During the demonstrations, in most cases, researchers found a lack of trust in human participants from explanations given by the robot and were less likely to collaborate with it as a result. The potential reason is a lack of trust that the robot may not have the same goals or motivations as the human partner. Participants in the study were more likely to trust a robot’s explanation when they felt that the robot shared their goals and motivations.
Gombolay highlights the importance of developing robots that can communicate effectively with humans in a way that builds trust and confidence. This is important in settings where the consequences of a mistake or miscommunication can be severe, such as in healthcare or emergency situations.
“While the choice to work with a robot is ultimately an objective behavior and may vary based upon the context or how risky the interaction is, it is ultimately this trust factor that is a key driving force behind your decision-making and behavior,” said Gombolay. “In practice, we often find that people design and deploy impressive robotic solutions, but that robot was not designed to engender the appropriate level of trust from the human end-users.”
The researchers suggest that a possible solution may be to design robots that are more transparent in their decision-making processes. By providing human partners with a clear understanding of how the robot arrived at a particular decision or action, it may be possible to build trust and confidence in the robot’s abilities.
“The greater goal of the project is to understand how to design robots for fast-paced, proximate interactions in manufacturing, logistics warehouses, restaurant kitchens, and even in homes.
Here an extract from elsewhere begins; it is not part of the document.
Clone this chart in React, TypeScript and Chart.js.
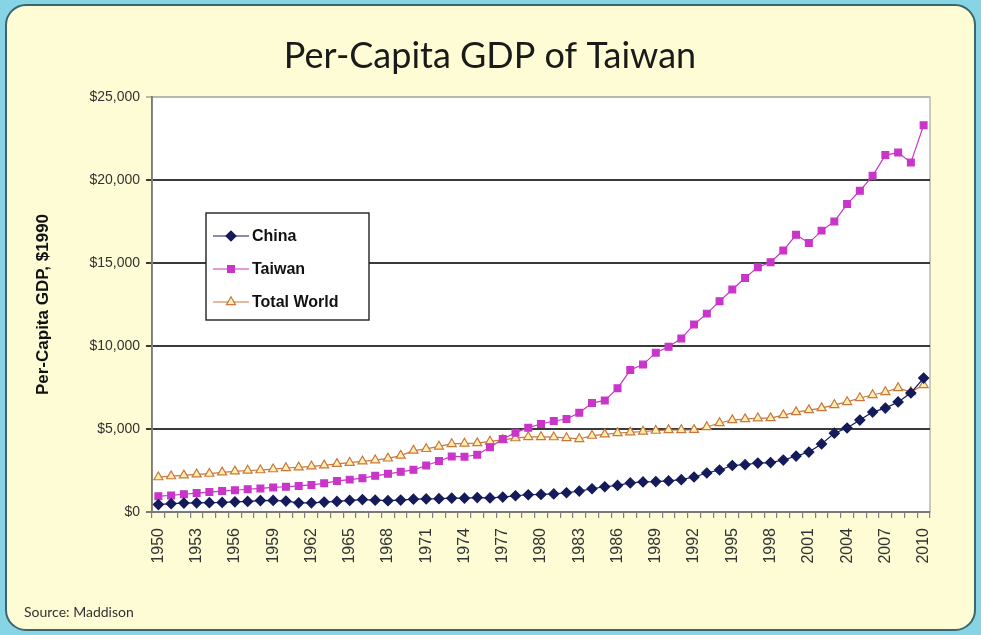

We need to know how to design physically safe systems, of course, but we also need to know what users find intuitive and trustworthy – what makes users feel safe,” said Gombolay. “Otherwise, these robots will never make it out of the lab to coexist with people. I believe our work answers key questions in helping design robots for interaction with people, particularly involving how robots convey their intentions to their human counterparts. But, of course, the research opens even more exciting opportunities than existed before.”